Five steps to support giving: Step 5 Saying please and thank you

First published on: 24th February 2022

We come to the end of our series on practical steps to support generous giving in 2022. Up this week: asking and saying thank you.

Please and thank you are simple, powerful courtesies we learn as children. They are also key pieces in the stewardship jigsaw, although we tend to say please more than thank you!

Our stewardship ‘please’ is never about pleading for financial help from a reluctant congregation. It is a confident invitation to all followers of Jesus to be drawn into the generosity of God. For St Paul giving is not “reluctantly or under compulsion for God loves a joyful giver” (2 Cor 9:7).
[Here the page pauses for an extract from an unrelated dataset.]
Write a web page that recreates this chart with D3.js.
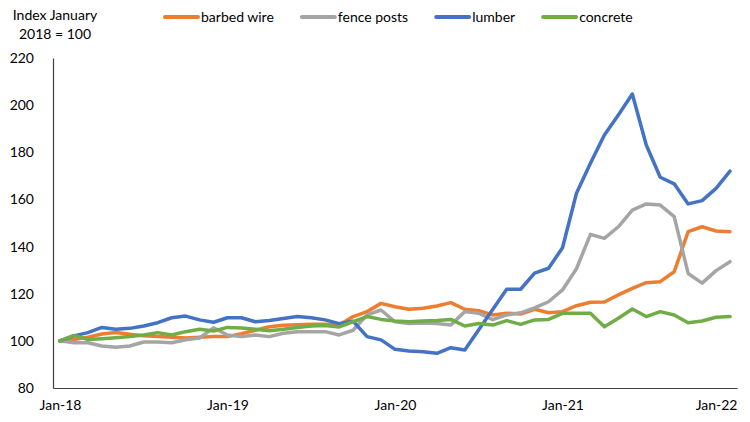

Our stewardship ‘thank you’ is certainly a warm response for gifts given by faithful disciples but there’s more. Paul ends his money letter (2 Corinthians 8-9) not by saying what the money will do or with thanks for generous gifts from Corinth but with doxology: thanks be to God for his indescribable gift! (2 Cor 9:15). So, three suggestions for please and thank you.

Ask with confidence.

It may be the treasurer sharing financial facts, the finance committee proposing a stewardship initiative or a preacher stepping into the pulpit: be confident. Your please matters, it makes a difference, changes lives. So have confidence when saying please, confidence in a shared congregational commitment to ministry and mission and confidence in the abundance of our God.

Top tip: natural though it is, don’t apologise or use humour to hide reluctance or embarrassment. If there is financial need or mission opportunity explain it; if preaching generosity do so with confidence and conviction.

 

Say thank you, and thank you again, for the gifts.

Busy lives, busy church; we forget so easily. Robert Emmons reminds us that thank you is a two-sided coin. First, thank you acknowledges: we stop to note what is given. Second, thank you recognises: what is given is truly a gift. It is not earned, never taken for granted. This is transformational. We can never say thank you enough, so let’s try.
 

Top Tip: an annual letter of thanks to all planned givers has been commended good practice since the 2009 report Giving for Life. It’s a great place to start but not the only thank you. Use the magazine, website, social media. Say thank you at the PCC & APCM, in the notices, in conversations
 

Express appreciation for the giver.


Appreciation looks beyond the gift to the person giving and our maturity as disciples. In Phil 4:14-18 Paul is certainly grateful for the gifts that meet his needs, just as we are grateful for the gifts that sustain our churches, our mission and ministry. But Paul also appreciates the gospel partnership in giving and receiving, looking beyond the gifts to generous disciples.
 

Top Tip: mind your language; avoid bills, budgets, and ‘paying our way’. Instead talk about the difference giving makes and always frame giving as a response to God’s grace, as discipleship, worship and gratitude to our generous God.

 

For Christians, generosity and gratitude is rooted in the generosity of a God who gives us everything in Jesus. And as long as we have voices we say in prayerful gratitude as we give: All things come from you, and of your own do we give you.